To facilitate that industry, a dam was built at the harbor entrance. Since then, tidal water has been greatly reduced and as a result, much sludge began to form. Seaweed and seashells were the first casualties.
The situation is such that the swans are now fed tons of bird feed every year, instead of foraging for themselves. Experts say the worst scenario is that the lagoons will dry up and the swans will disappear.
In its tough battle against ecological degradation, the local government launched a remedial project worth more than 60 million yuan ($9.65 million) in 2011. One of the first projects was to demolish the harbor front dam and to dredge off the sludge that had accumulated.
The project will clear sludge in a 400,000-square-meter area that will make room for the eel grass to grow again.
Supported by the Ocean University of China's artificial planting technologies, the Rongcheng government has sown about 50 kilograms of eel grass seeds and put in another 1,000 kg of baby clams to kick start the ecological transformation.
Once the habitats of the eel grass and clams are established, conservationists can reduce the amount of bird feed by at least 10 tons, starting from this year.

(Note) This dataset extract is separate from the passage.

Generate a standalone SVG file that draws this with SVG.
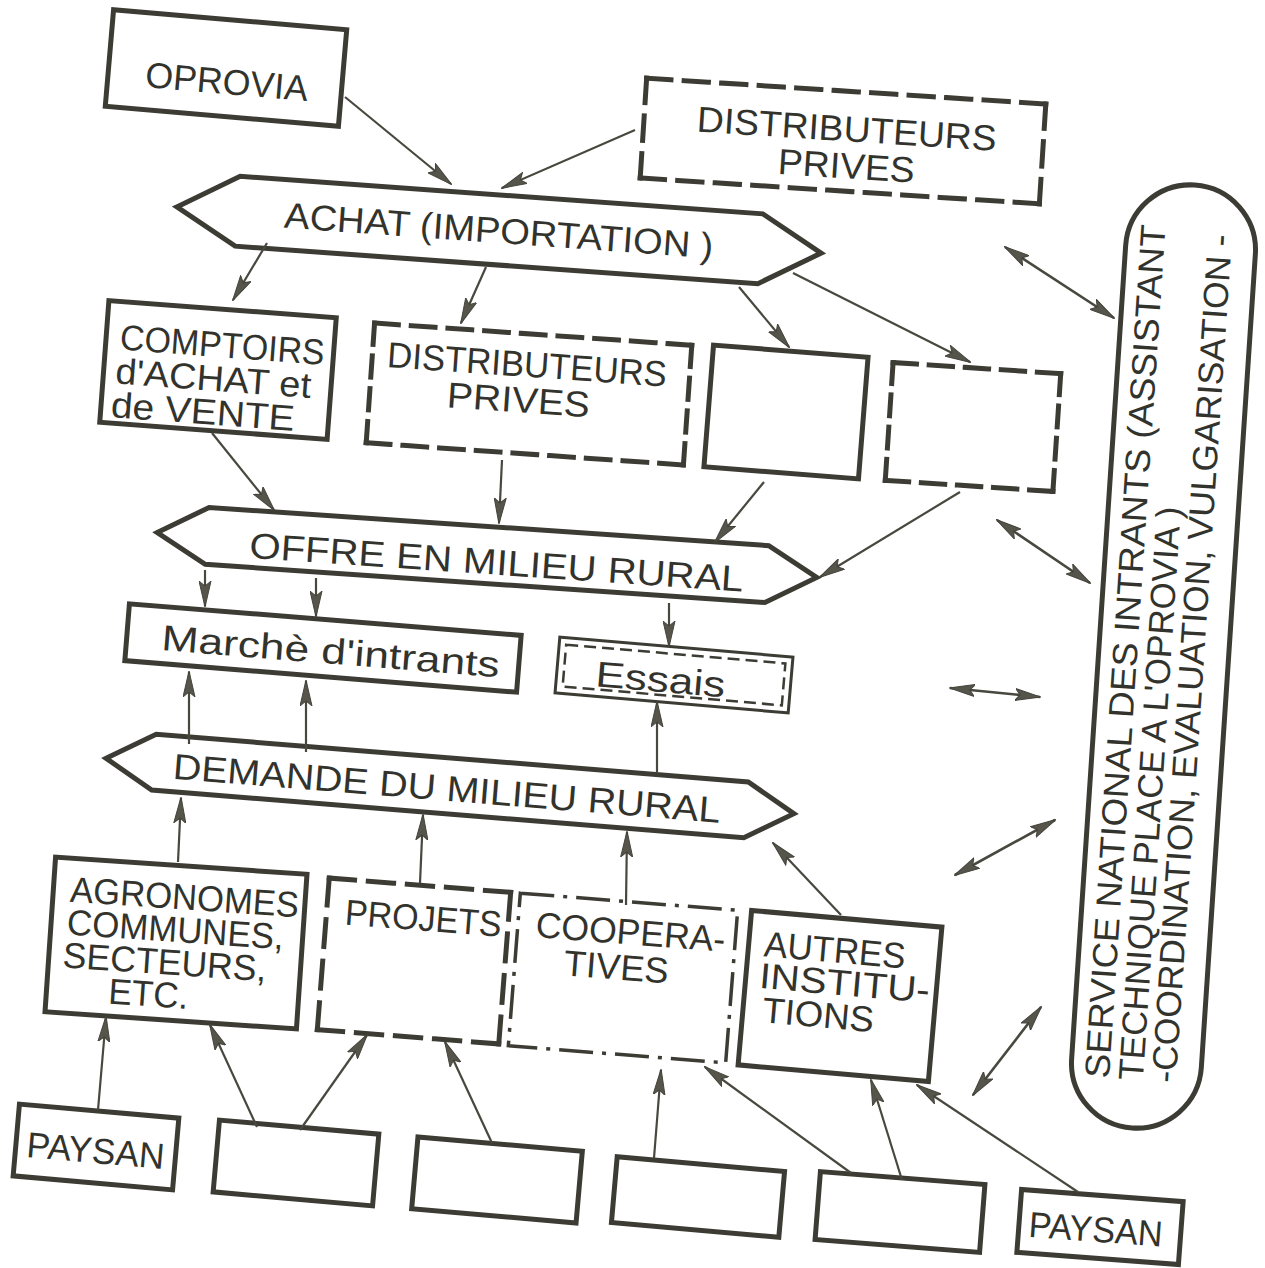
<svg xmlns="http://www.w3.org/2000/svg" width="1265" height="1268" viewBox="0 0 1265 1268">
<style>
.b{fill:none;stroke:#3c3c34;stroke-width:5}
.s{fill:none;stroke:#3c3c34;stroke-width:5;stroke-dasharray:24 13;stroke-linecap:square}
.dd{stroke-dasharray:34 9 4 9;stroke-width:3.5}
.thin{fill:none;stroke:#3c3c34;stroke-width:3}
.ind{fill:none;stroke:#3c3c34;stroke-width:2.5;stroke-dasharray:12 6}
.t{font-family:"Liberation Sans","DejaVu Sans",sans-serif;font-size:36px;fill:#33332d}
.p{font-size:35px}
.m{text-anchor:middle}
.c{fill:none;stroke:#48483f;stroke-width:2.2;marker-end:url(#ah)}
.dbl{fill:none;stroke:#48483f;stroke-width:2.6;marker-end:url(#ah);marker-start:url(#ah)}
</style>
<defs>
<marker id="ah" viewBox="0 0 26 13" refX="25" refY="6.5" markerWidth="26" markerHeight="13" markerUnits="userSpaceOnUse" orient="auto-start-reverse">
<path d="M0,0.5 L26,6.5 L0,12.5 L5,6.5 z" fill="#55554b" stroke="#44443c" stroke-width="1"/>
</marker>
</defs>
<rect width="1265" height="1268" fill="#ffffff"/>

<g id="oprovia" transform="rotate(4.9 226 68)">
<rect class="b" x="109" y="19.5" width="234" height="97"/>
<text class="t m" x="228" y="94" textLength="163" lengthAdjust="spacingAndGlyphs">OPROVIA</text>
</g>

<g id="distrib-top" transform="rotate(3.7 843 141)">
<path class="s" d="M643,91 H1043" pathLength="394"/>
<path class="s" d="M1043,91 V191" pathLength="98"/>
<path class="s" d="M1043,191 H643" pathLength="394"/>
<path class="s" d="M643,191 V91" pathLength="98"/>
<text class="t m" x="846" y="141" textLength="300" lengthAdjust="spacingAndGlyphs">DISTRIBUTEURS</text>
<text class="t m" x="848" y="178" textLength="137" lengthAdjust="spacingAndGlyphs">PRIVES</text>
</g>

<g id="achat" transform="rotate(4.1 499 230)">
<polygon class="b" points="176,230 237,195 761,195 822,230 761,265 237,265"/>
<text class="t m" x="499" y="243" textLength="430" lengthAdjust="spacingAndGlyphs">ACHAT (IMPORTATION )</text>
</g>

<g id="comptoirs" transform="rotate(4.3 218 370)">
<rect class="b" x="104" y="309" width="228" height="122"/>
<text class="t" x="118" y="357" textLength="205" lengthAdjust="spacingAndGlyphs">COMPTOIRS</text>
<text class="t" x="116" y="391" textLength="196" lengthAdjust="spacingAndGlyphs">d'ACHAT et</text>
<text class="t" x="114" y="425" textLength="184" lengthAdjust="spacingAndGlyphs">de VENTE</text>
</g>

<g id="distrib-mid" transform="rotate(4 529 394)">
<path class="s" d="M370,334 H688" pathLength="320"/>
<path class="s" d="M688,334 V454" pathLength="135"/>
<path class="s" d="M688,454 H370" pathLength="320"/>
<path class="s" d="M370,454 V334" pathLength="135"/>
<text class="t m" x="525" y="377" textLength="280" lengthAdjust="spacingAndGlyphs">DISTRIBUTEURS</text>
<text class="t m" x="519" y="413" textLength="143" lengthAdjust="spacingAndGlyphs">PRIVES</text>
</g>

<g id="box-solid" transform="rotate(4.5 786 412)">
<rect class="b" x="708.5" y="351" width="155" height="122"/>
</g>

<g id="box-dashed" transform="rotate(3.8 973 427)">
<path class="s" d="M889,368 H1057" pathLength="172"/>
<path class="s" d="M1057,368 V486" pathLength="135"/>
<path class="s" d="M1057,486 H889" pathLength="172"/>
<path class="s" d="M889,486 V368" pathLength="135"/>
</g>

<g id="offre" transform="rotate(3.9 487 555)">
<polygon class="b" points="156.5,555 206.5,526.5 767.5,526.5 817.5,555 767.5,583.5 206.5,583.5"/>
<text class="t m" x="497" y="574" textLength="495" lengthAdjust="spacingAndGlyphs">OFFRE EN MILIEU RURAL</text>
</g>

<g id="marche" transform="rotate(4.6 323 648)">
<rect class="b" x="126.5" y="619.5" width="393" height="57"/>
<text class="t m" x="331" y="663" textLength="339" lengthAdjust="spacingAndGlyphs">Marchè d'intrants</text>
</g>

<g id="essais" transform="rotate(4.9 674 675)">
<rect class="thin" x="557" y="647" width="234" height="56"/>
<rect class="ind" x="564" y="654" width="220" height="42"/>
<text class="t m" x="661" y="693" textLength="130" lengthAdjust="spacingAndGlyphs">Essais</text>
</g>

<g id="demande" transform="rotate(4.6 450 786)">
<polygon class="b" points="105,786 153,758 747,758 795,786 747,814 153,814"/>
<text class="t m" x="447" y="801" textLength="549" lengthAdjust="spacingAndGlyphs">DEMANDE DU MILIEU RURAL</text>
</g>

<g id="agronomes" transform="rotate(3.9 176 943)">
<rect class="b" x="50" y="865.5" width="252" height="155"/>
<text class="t" x="67" y="909" textLength="229" lengthAdjust="spacingAndGlyphs">AGRONOMES</text>
<text class="t" x="66" y="942" textLength="217" lengthAdjust="spacingAndGlyphs">COMMUNES,</text>
<text class="t" x="64" y="975" textLength="204" lengthAdjust="spacingAndGlyphs">SECTEURS,</text>
<text class="t" x="112" y="1008" textLength="80" lengthAdjust="spacingAndGlyphs">ETC.</text>
</g>

<g id="projets" transform="rotate(4.5 414 961)">
<path class="s" d="M323,885 H505" pathLength="172"/>
<path class="s" d="M505,885 V1037" pathLength="135"/>
<path class="s" d="M505,1037 H323" pathLength="172"/>
<path class="s" d="M323,1037 V885" pathLength="135"/>
<text class="t m" x="420" y="930" textLength="157" lengthAdjust="spacingAndGlyphs">PROJETS</text>
</g>

<g id="cooperatives" transform="rotate(4.5 623 978)">
<rect class="b dd" x="514" y="901.5" width="218" height="153"/>
<text class="t" x="532" y="944" textLength="190" lengthAdjust="spacingAndGlyphs">COOPERA-</text>
<text class="t" x="563" y="980" textLength="105" lengthAdjust="spacingAndGlyphs">TIVES</text>
</g>

<g id="autres" transform="rotate(5 840 996)">
<rect class="b" x="744.5" y="918.5" width="191" height="155"/>
<text class="t" x="760" y="963" textLength="142" lengthAdjust="spacingAndGlyphs">AUTRES</text>
<text class="t" x="758" y="995" textLength="171" lengthAdjust="spacingAndGlyphs">INSTITU-</text>
<text class="t" x="764" y="1029" textLength="112" lengthAdjust="spacingAndGlyphs">TIONS</text>
</g>

<g id="paysan1" transform="rotate(5 96 1147)">
<rect class="b" x="16" y="1111" width="160" height="72"/>
<text class="t m" x="96" y="1163" textLength="138" lengthAdjust="spacingAndGlyphs">PAYSAN</text>
</g>
<g id="box2" transform="rotate(5 296 1163)">
<rect class="b" x="216" y="1127" width="160" height="72"/>
</g>
<g id="box3" transform="rotate(5 497 1180)">
<rect class="b" x="414.5" y="1144" width="165" height="72"/>
</g>
<g id="box4" transform="rotate(5 698 1197)">
<rect class="b" x="614" y="1164" width="168" height="66"/>
</g>
<g id="box5" transform="rotate(4.5 900 1212)">
<rect class="b" x="817.5" y="1178" width="165" height="68"/>
</g>
<g id="paysan2" transform="rotate(4.3 1100 1227)">
<rect class="b" x="1019" y="1195.5" width="162" height="63"/>
<text class="t m" x="1096" y="1242" textLength="134" lengthAdjust="spacingAndGlyphs">PAYSAN</text>
</g>

<g id="service-national" transform="rotate(3.8 1163.5 656.5)">
<rect class="b" x="1098.5" y="184" width="130" height="945" rx="65" ry="65"/>
<g transform="rotate(-90 1163.5 656.5)">
<text class="t p" x="738.5" y="630" textLength="855" lengthAdjust="spacingAndGlyphs">SERVICE NATIONAL  DES  INTRANTS (ASSISTANT</text>
<text class="t p" x="738.5" y="664" textLength="575" lengthAdjust="spacingAndGlyphs">TECHNIQUE   PLACE   A   L'OPROVIA )</text>
<text class="t p" x="738.5" y="697" textLength="850" lengthAdjust="spacingAndGlyphs">-COORDINATION, EVALUATION, VULGARISATION -</text>
</g>
</g>

<g id="connectors">
<line class="c" x1="345" y1="97" x2="451" y2="184"/>
<line class="c" x1="635" y1="130" x2="502" y2="188"/>
<line class="c" x1="267" y1="243" x2="233" y2="300"/>
<line class="c" x1="486" y1="267" x2="461" y2="323"/>
<line class="c" x1="739" y1="287" x2="789" y2="347"/>
<line class="c" x1="793" y1="273" x2="970" y2="362"/>
<line class="c" x1="212" y1="433" x2="274" y2="510"/>
<line class="c" x1="502" y1="460" x2="499" y2="523"/>
<line class="c" x1="764" y1="482" x2="715" y2="542"/>
<line class="c" x1="960" y1="492" x2="820" y2="577"/>
<line class="c" x1="205" y1="570" x2="205" y2="606"/>
<line class="c" x1="316" y1="578" x2="316" y2="616"/>
<line class="c" x1="669" y1="603" x2="669" y2="646"/>
<line class="c" x1="189" y1="744" x2="189" y2="672"/>
<line class="c" x1="306" y1="752" x2="306" y2="681"/>
<line class="c" x1="657" y1="772" x2="657" y2="702"/>
<line class="c" x1="178" y1="862" x2="181" y2="798"/>
<line class="c" x1="420" y1="883" x2="423" y2="815"/>
<line class="c" x1="626" y1="905" x2="627" y2="832"/>
<line class="c" x1="841" y1="915" x2="773" y2="843"/>
<line class="c" x1="98" y1="1110" x2="106" y2="1017"/>
<line class="c" x1="257" y1="1127" x2="210" y2="1025"/>
<line class="c" x1="300" y1="1130" x2="367" y2="1035"/>
<line class="c" x1="492" y1="1143" x2="445" y2="1042"/>
<line class="c" x1="654" y1="1158" x2="661" y2="1070"/>
<line class="c" x1="851" y1="1173" x2="705" y2="1067"/>
<line class="c" x1="902" y1="1180" x2="871" y2="1080"/>
<line class="c" x1="1078" y1="1192" x2="917" y2="1085"/>
<line class="dbl" x1="1005" y1="247" x2="1114" y2="318"/>
<line class="dbl" x1="997" y1="520" x2="1090" y2="583"/>
<line class="dbl" x1="950" y1="688" x2="1040" y2="697"/>
<line class="dbl" x1="955" y1="875" x2="1055" y2="820"/>
<line class="dbl" x1="973" y1="1095" x2="1041" y2="1007"/>
</g>
</svg>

Fish-farming, the main source of income for residents of the area, will also be severely restricted in certain stretches.
But the residents seem confident that their sacrifices will pay off.
In 2002, an award-winning photo of a mother swan spreading its wings to protect its baby sparked an online sensation. Since then hundreds of photographers, from as far as South Korea and Japan, have congregated at Rongcheng each year hoping to take an even better picture.
Qu Xuerong, 61, started his hostel around the time the first group of photographers arrived. He partitioned his bungalow into about a dozen cozy cubicles for rent, and immediately reaped an income of 4,000 yuan the first year.
In the past decade, Qu has seen the number of tourists increase in tandem with his business. By 2010, after adding another two-story building to expand the family hostel so it can receive more than 400 visitors a year, Qu now has an annual income of 30,000 yuan.
In Qu's village alone, at least 30 households offer family hostels, a profitable business that frees them from the fetters of hard labor in the fields.
As a major tourist attraction, official statistics state that the Rongcheng swan lakes bring in about 200,000 visitors a year to the county-level city, with about 280 million yuan in revenue that accounts for 60 percent of total tourism takings in an otherwise slack winter season.
"People say swans are auspicious birds. They bring fortune and fame. Otherwise nobody would ever get to know such a remote village as ours," Qu says.
The new prosperity and an even newer respect for nature and its creatures reflect the villagers' changing attitudes.
They were shooting the swans in the 1970s and '80s, says Yu Zhuangzhi, a conservation officer with the swan lakes, designated a national nature reserve in 2007.
When people came across an injured swan, Yu remembers, they would take it home and eat it. But now, they call the conservation center or try to take care of the bird themselves.
Sun Maozhen, 65, is one of those who choose to work at the swan protection stations after his retirement. In his daily patrols, he records the number of swans, their time of arrival and departure, and the amount of bird feed given.
When a swan is injured after hitting a wire or being tangled in fishing nets, Sun would sterilize, dress the wounds and splint its broken wings or legs.
Being able to save a swan is a surprising source of glory for the villagers, and tales of "warmhearted villagers and injured swans" abound, although it may not be immediately apparent to visitors.
The one thing they get to see is how the villagers volunteer to feed the swans when the lakes freeze over.
As time goes by, Qu notes, the swans are no longer as afraid of people as they used to be. After living so many years right beside these little creatures, Qu says that they have become a part of his life. "It used to bother me a lot when they whooped at night. But gradually I got used to it, just like I got used to my wife's snores. The funniest thing is, every time they fly back home, I actually miss their whoops and find it hard to fall asleep," he laughs.